Work to be completed: Drop the images; return everything else in the listing below exactly.

Given information:
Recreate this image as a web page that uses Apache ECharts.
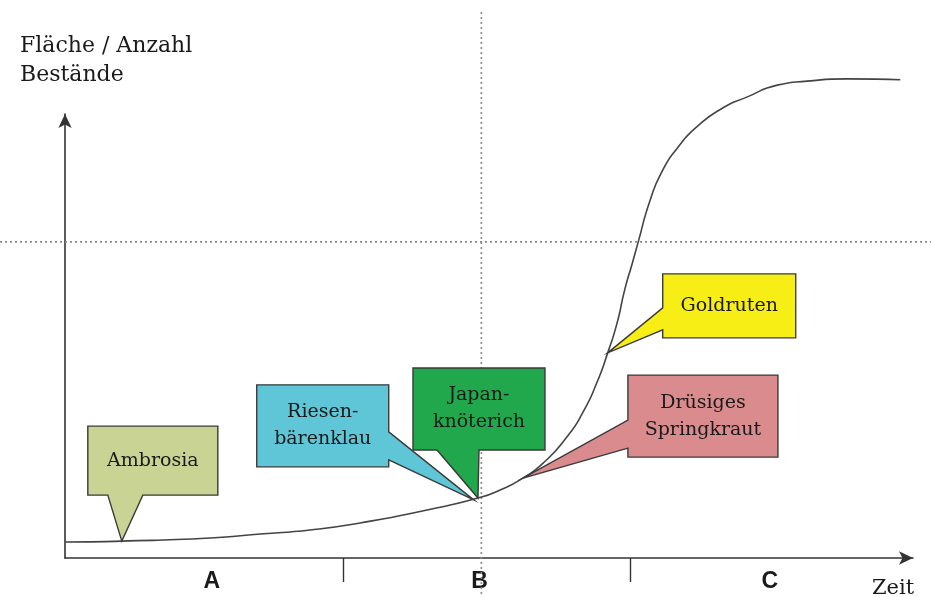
<!DOCTYPE html>
<html>
<head>
<meta charset="utf-8">
<script src="https://cdn.jsdelivr.net/npm/echarts@6/dist/echarts.min.js"></script>
<style>
html,body{margin:0;padding:0;background:#fff;}
#chart{width:931px;height:597px;}
</style>
</head>
<body>
<div id="chart"></div>
<script>
// ---- data ----
const curveX = [0, 6.7, 17.1, 23.0, 28.9, 34.8, 42.7, 48.7, 51.3, 54.0, 56.4, 59.2, 61.1, 62.7, 64.0, 65.1, 66.0, 66.9, 67.6, 69.0, 70.5, 72.2, 74.5, 77.6, 80.4, 84.0, 87.5, 92.2, 98.5];
const curveY = [3.6, 3.8, 4.5, 5.4, 6.3, 7.9, 10.8, 13.5, 15.3, 18.0, 21.4, 27.3, 32.9, 39.4, 46.2, 52.9, 60.4, 66.4, 71.2, 80.6, 87.4, 92.3, 97.1, 101.4, 103.8, 106.5, 107.4, 107.9, 107.7];

const calloutNames = ['Ambrosia', 'Riesen-\nbärenklau', 'Japan-\nknöterich', 'Drüsiges\nSpringkraut', 'Goldruten'];
const calloutTipX = [6.7, 48.2, 48.7, 54.0, 64.0];
const calloutTipY = [3.8, 13.1, 13.5, 18.0, 46.2];

const refLineX = [49.1];
const refLineY = [71.2];

const phaseBounds = [32.8, 66.7];
const phaseLabels = ['A', 'B', 'C'];
const phaseLabelPos = [17.3, 48.9, 83.1];

const yAxisTitle = 'Fläche / Anzahl\nBestände';
const xAxisTitle = 'Zeit';

// ---- layout / style (pixels relative to tip) ----
const calloutColors = ['#c9d394', '#5ec6d7', '#21a84c', '#d98b8d', '#f6ee14'];
const calloutLayout = [
  {dx: -34, dy: -115, w: 130, h: 69, side: 'bottom', base: [20, 55]},
  {dx: -217, dy: -115, w: 132, h: 82, side: 'right', base: [47, 75]},
  {dx: -65, dy: -130, w: 132, h: 82, side: 'bottom', base: [24, 66]},
  {dx: 105, dy: -103, w: 150, h: 82, side: 'left', base: [45, 73]},
  {dx: 55, dy: -79, w: 133, h: 64, side: 'left', base: [34, 56]}
];

const curveData = curveX.map((x, i) => [x, curveY[i]]);
const calloutData = calloutTipX.map((x, i) => [x, calloutTipY[i], i]);
const refData = refLineX.map((x, i) => [x, refLineY[i]]);

function calloutPoints(t, L) {
  const x = t[0] + L.dx, y = t[1] + L.dy, w = L.w, h = L.h, a = L.base[0], b = L.base[1];
  if (L.side === 'bottom') return [[x,y],[x+w,y],[x+w,y+h],[x+b,y+h],t,[x+a,y+h],[x,y+h]];
  if (L.side === 'right') return [[x,y],[x+w,y],[x+w,y+a],t,[x+w,y+b],[x+w,y+h],[x,y+h]];
  return [[x,y],[x+w,y],[x+w,y+h],[x,y+h],[x,y+b],t,[x,y+a]];
}

const chart = echarts.init(document.getElementById('chart'), null, {renderer: 'canvas'});
chart.setOption({
  backgroundColor: '#ffffff',
  animation: false,
  title: [
    {text: yAxisTitle, left: 15, top: 27, textStyle: {fontFamily: 'DejaVu Serif', fontSize: 22, fontWeight: 'normal', color: '#1a1a1a', lineHeight: 29}},
    {text: xAxisTitle, left: 867, top: 573, textStyle: {fontFamily: 'DejaVu Serif', fontSize: 21, fontWeight: 'normal', color: '#1a1a1a'}}
  ],
  grid: {left: 65, right: 18, top: 114, bottom: 39},
  xAxis: {
    type: 'value', min: 0, max: 100,
    axisLine: {show: true, symbol: ['none', 'arrow'], symbolSize: [10, 14], lineStyle: {color: '#333', width: 1.6}},
    axisTick: {show: true, customValues: phaseBounds, length: 24, inside: false, lineStyle: {color: '#333', width: 1.4}},
    axisLabel: {
      show: true, customValues: phaseLabelPos, margin: 12,
      formatter: v => phaseLabels[phaseLabelPos.indexOf(v)] || '',
      fontFamily: 'Liberation Sans', fontWeight: 'bold', fontSize: 23, color: '#1a1a1a'
    },
    splitLine: {show: false}
  },
  yAxis: {
    type: 'value', min: 0, max: 100,
    axisLine: {show: true, symbol: ['none', 'arrow'], symbolSize: [10, 14], lineStyle: {color: '#333', width: 1.6}},
    axisTick: {show: false}, axisLabel: {show: false}, splitLine: {show: false}
  },
  series: [
    {
      type: 'custom', z: 1, silent: true,
      data: refData,
      encode: {x: 0, y: 1},
      renderItem: function (params, api) {
        const p = api.coord([api.value(0), api.value(1)]);
        const ls = {stroke: '#8a8a8a', lineWidth: 1.6, lineDash: [2, 3]};
        return {type: 'group', children: [
          {type: 'line', shape: {x1: p[0], y1: 12, x2: p[0], y2: 597}, style: ls},
          {type: 'line', shape: {x1: 0, y1: p[1], x2: 931, y2: p[1]}, style: ls}
        ]};
      }
    },
    {
      type: 'line', z: 2, data: curveData, showSymbol: false, symbol: 'none',
      smooth: 0.6, clip: false,
      lineStyle: {color: '#444', width: 1.6}
    },
    {
      type: 'custom', z: 3, silent: true,
      data: calloutData,
      encode: {x: 0, y: 1},
      renderItem: function (params, api) {
        const i = api.value(2);
        const L = calloutLayout[i];
        const t = api.coord([api.value(0), api.value(1)]);
        const pts = calloutPoints(t, L);
        const cx = t[0] + L.dx + L.w / 2, cy = t[1] + L.dy + L.h / 2;
        return {type: 'group', children: [
          {type: 'polygon', shape: {points: pts}, style: {fill: calloutColors[i], stroke: '#3a3a3a', lineWidth: 1.4, lineJoin: 'miter'}},
          {type: 'text', style: {text: calloutNames[i], x: cx, y: cy, align: 'center', verticalAlign: 'middle',
            fontFamily: 'DejaVu Serif', fontSize: 19, lineHeight: 27, fill: '#1a1a1a'}}
        ]};
      }
    }
  ]
});
</script>
</body>
</html>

Result for this exercise:
Recreate this image as a web page that uses Apache ECharts.
<!DOCTYPE html>
<html>
<head>
<meta charset="utf-8">
<script src="https://cdn.jsdelivr.net/npm/echarts@6/dist/echarts.min.js"></script>
<style>
html,body{margin:0;padding:0;background:#fff;}
#chart{width:931px;height:597px;}
</style>
</head>
<body>
<div id="chart"></div>
<script>
// ---- data ----
const curveX = [0, 6.7, 17.1, 23.0, 28.9, 34.8, 42.7, 48.7, 51.3, 54.0, 56.4, 59.2, 61.1, 62.7, 64.0, 65.1, 66.0, 66.9, 67.6, 69.0, 70.5, 72.2, 74.5, 77.6, 80.4, 84.0, 87.5, 92.2, 98.5];
const curveY = [3.6, 3.8, 4.5, 5.4, 6.3, 7.9, 10.8, 13.5, 15.3, 18.0, 21.4, 27.3, 32.9, 39.4, 46.2, 52.9, 60.4, 66.4, 71.2, 80.6, 87.4, 92.3, 97.1, 101.4, 103.8, 106.5, 107.4, 107.9, 107.7];

const calloutNames = ['Ambrosia', 'Riesen-\nbärenklau', 'Japan-\nknöterich', 'Drüsiges\nSpringkraut', 'Goldruten'];
const calloutTipX = [6.7, 48.2, 48.7, 54.0, 64.0];
const calloutTipY = [3.8, 13.1, 13.5, 18.0, 46.2];

const refLineX = [49.1];
const refLineY = [71.2];

const phaseBounds = [32.8, 66.7];
const phaseLabels = ['A', 'B', 'C'];
const phaseLabelPos = [17.3, 48.9, 83.1];

const yAxisTitle = 'Fläche / Anzahl\nBestände';
const xAxisTitle = 'Zeit';

// ---- layout / style (pixels relative to tip) ----
const calloutColors = ['#c9d394', '#5ec6d7', '#21a84c', '#d98b8d', '#f6ee14'];
const calloutLayout = [
  {dx: -34, dy: -115, w: 130, h: 69, side: 'bottom', base: [20, 55]},
  {dx: -217, dy: -115, w: 132, h: 82, side: 'right', base: [47, 75]},
  {dx: -65, dy: -130, w: 132, h: 82, side: 'bottom', base: [24, 66]},
  {dx: 105, dy: -103, w: 150, h: 82, side: 'left', base: [45, 73]},
  {dx: 55, dy: -79, w: 133, h: 64, side: 'left', base: [34, 56]}
];

const curveData = curveX.map((x, i) => [x, curveY[i]]);
const calloutData = calloutTipX.map((x, i) => [x, calloutTipY[i], i]);
const refData = refLineX.map((x, i) => [x, refLineY[i]]);

function calloutPoints(t, L) {
  const x = t[0] + L.dx, y = t[1] + L.dy, w = L.w, h = L.h, a = L.base[0], b = L.base[1];
  if (L.side === 'bottom') return [[x,y],[x+w,y],[x+w,y+h],[x+b,y+h],t,[x+a,y+h],[x,y+h]];
  if (L.side === 'right') return [[x,y],[x+w,y],[x+w,y+a],t,[x+w,y+b],[x+w,y+h],[x,y+h]];
  return [[x,y],[x+w,y],[x+w,y+h],[x,y+h],[x,y+b],t,[x,y+a]];
}

const chart = echarts.init(document.getElementById('chart'), null, {renderer: 'canvas'});
chart.setOption({
  backgroundColor: '#ffffff',
  animation: false,
  title: [
    {text: yAxisTitle, left: 15, top: 27, textStyle: {fontFamily: 'DejaVu Serif', fontSize: 22, fontWeight: 'normal', color: '#1a1a1a', lineHeight: 29}},
    {text: xAxisTitle, left: 867, top: 573, textStyle: {fontFamily: 'DejaVu Serif', fontSize: 21, fontWeight: 'normal', color: '#1a1a1a'}}
  ],
  grid: {left: 65, right: 18, top: 114, bottom: 39},
  xAxis: {
    type: 'value', min: 0, max: 100,
    axisLine: {show: true, symbol: ['none', 'arrow'], symbolSize: [10, 14], lineStyle: {color: '#333', width: 1.6}},
    axisTick: {show: true, customValues: phaseBounds, length: 24, inside: false, lineStyle: {color: '#333', width: 1.4}},
    axisLabel: {
      show: true, customValues: phaseLabelPos, margin: 12,
      formatter: v => phaseLabels[phaseLabelPos.indexOf(v)] || '',
      fontFamily: 'Liberation Sans', fontWeight: 'bold', fontSize: 23, color: '#1a1a1a'
    },
    splitLine: {show: false}
  },
  yAxis: {
    type: 'value', min: 0, max: 100,
    axisLine: {show: true, symbol: ['none', 'arrow'], symbolSize: [10, 14], lineStyle: {color: '#333', width: 1.6}},
    axisTick: {show: false}, axisLabel: {show: false}, splitLine: {show: false}
  },
  series: [
    {
      type: 'custom', z: 1, silent: true,
      data: refData,
      encode: {x: 0, y: 1},
      renderItem: function (params, api) {
        const p = api.coord([api.value(0), api.value(1)]);
        const ls = {stroke: '#8a8a8a', lineWidth: 1.6, lineDash: [2, 3]};
        return {type: 'group', children: [
          {type: 'line', shape: {x1: p[0], y1: 12, x2: p[0], y2: 597}, style: ls},
          {type: 'line', shape: {x1: 0, y1: p[1], x2: 931, y2: p[1]}, style: ls}
        ]};
      }
    },
    {
      type: 'line', z: 2, data: curveData, showSymbol: false, symbol: 'none',
      smooth: 0.6, clip: false,
      lineStyle: {color: '#444', width: 1.6}
    },
    {
      type: 'custom', z: 3, silent: true,
      data: calloutData,
      encode: {x: 0, y: 1},
      renderItem: function (params, api) {
        const i = api.value(2);
        const L = calloutLayout[i];
        const t = api.coord([api.value(0), api.value(1)]);
        const pts = calloutPoints(t, L);
        const cx = t[0] + L.dx + L.w / 2, cy = t[1] + L.dy + L.h / 2;
        return {type: 'group', children: [
          {type: 'polygon', shape: {points: pts}, style: {fill: calloutColors[i], stroke: '#3a3a3a', lineWidth: 1.4, lineJoin: 'miter'}},
          {type: 'text', style: {text: calloutNames[i], x: cx, y: cy, align: 'center', verticalAlign: 'middle',
            fontFamily: 'DejaVu Serif', fontSize: 19, lineHeight: 27, fill: '#1a1a1a'}}
        ]};
      }
    }
  ]
});
</script>
</body>
</html>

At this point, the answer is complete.